Due to their hygroscopic nature, traditional gypsum plasters easily absorb and retain moisture. They are also not vapour permeable, which makes them unsuitable for older properties, particularly those prone to flood risk.
In damp conditions gypsum is prone to complete failure which can be very costly to replace and involves hacking off the original plaster, treating the walls with an injected Damp Proof Course and waiting for the wall to dry. All of this can take a great deal of time, meaning it can often be months before re-plastering can start.
Gypsum plasters also offer almost no resistance to flood damage. Floodwater degrades gypsum plasters and causes delamination, with up to one metre above floor level being the worst affected area.
My advice to landlords and homeowners is to use modern renovating plaster equipped with a waterproofing agent and salt inhibitor, as it is much more suited to older properties that are at risk of flooding.
This type of plaster effectively controls dampness passing through walls and provides a barrier against salt transfer. Being ‘breathable’ means that the plaster allows balanced moisture movement through the construction fabric and allows the substrate to dry naturally. In effect, renovating plaster is capable of withstanding recurring water ingress which can, in turn, reduce on-going repair costs, salting and mould growth.
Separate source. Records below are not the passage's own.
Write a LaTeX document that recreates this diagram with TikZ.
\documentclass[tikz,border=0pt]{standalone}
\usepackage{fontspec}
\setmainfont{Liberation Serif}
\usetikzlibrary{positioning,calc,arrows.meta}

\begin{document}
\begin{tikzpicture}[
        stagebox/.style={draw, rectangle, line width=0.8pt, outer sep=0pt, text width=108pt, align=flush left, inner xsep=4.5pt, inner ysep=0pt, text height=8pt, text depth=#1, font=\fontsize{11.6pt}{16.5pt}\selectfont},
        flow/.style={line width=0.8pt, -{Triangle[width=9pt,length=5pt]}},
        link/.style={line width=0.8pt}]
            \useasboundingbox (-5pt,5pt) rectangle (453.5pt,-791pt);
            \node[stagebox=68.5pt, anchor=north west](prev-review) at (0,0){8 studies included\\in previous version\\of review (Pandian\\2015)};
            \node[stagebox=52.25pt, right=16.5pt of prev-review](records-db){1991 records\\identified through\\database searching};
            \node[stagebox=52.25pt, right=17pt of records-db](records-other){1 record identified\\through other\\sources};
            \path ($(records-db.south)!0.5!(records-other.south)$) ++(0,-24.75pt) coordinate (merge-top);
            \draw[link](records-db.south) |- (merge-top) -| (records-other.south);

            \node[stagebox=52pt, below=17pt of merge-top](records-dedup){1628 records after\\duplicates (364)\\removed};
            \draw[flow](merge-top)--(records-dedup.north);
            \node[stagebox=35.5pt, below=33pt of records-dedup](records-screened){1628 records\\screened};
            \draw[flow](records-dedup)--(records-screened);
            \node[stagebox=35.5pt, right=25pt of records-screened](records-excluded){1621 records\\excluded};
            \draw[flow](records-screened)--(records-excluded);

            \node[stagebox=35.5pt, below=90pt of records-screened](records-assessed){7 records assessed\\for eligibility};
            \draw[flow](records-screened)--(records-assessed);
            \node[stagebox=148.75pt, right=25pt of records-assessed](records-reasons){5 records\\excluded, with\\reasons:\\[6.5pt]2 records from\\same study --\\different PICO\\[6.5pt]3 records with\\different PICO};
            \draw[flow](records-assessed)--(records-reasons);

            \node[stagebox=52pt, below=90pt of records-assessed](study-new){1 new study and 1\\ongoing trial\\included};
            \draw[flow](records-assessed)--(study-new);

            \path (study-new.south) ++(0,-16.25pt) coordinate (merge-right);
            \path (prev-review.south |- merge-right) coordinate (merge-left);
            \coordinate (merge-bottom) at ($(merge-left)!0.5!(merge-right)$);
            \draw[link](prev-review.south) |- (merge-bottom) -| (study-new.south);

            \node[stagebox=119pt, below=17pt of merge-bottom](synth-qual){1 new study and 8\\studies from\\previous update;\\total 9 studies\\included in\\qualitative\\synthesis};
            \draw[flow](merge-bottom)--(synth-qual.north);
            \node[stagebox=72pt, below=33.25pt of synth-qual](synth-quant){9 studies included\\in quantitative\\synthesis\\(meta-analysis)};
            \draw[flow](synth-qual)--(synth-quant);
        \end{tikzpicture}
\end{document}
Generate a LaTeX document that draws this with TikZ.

In addition, the proprietary solutions can drastically cut repair time as the specifically formulated binder causes the drying time to be faster than with gypsum-based plasters. This enables earlier decoration and negates long waits for the wall to dry before the plastering can begin.
In short, there are certain applications where gypsum-based plasters can be used to a good effect; however, it still has the potential to cause a whole host of problems for landlords and homeowners. Importantly, there are products out on the market which can resolve the problem and keep future repair and maintenance costs to a minimum.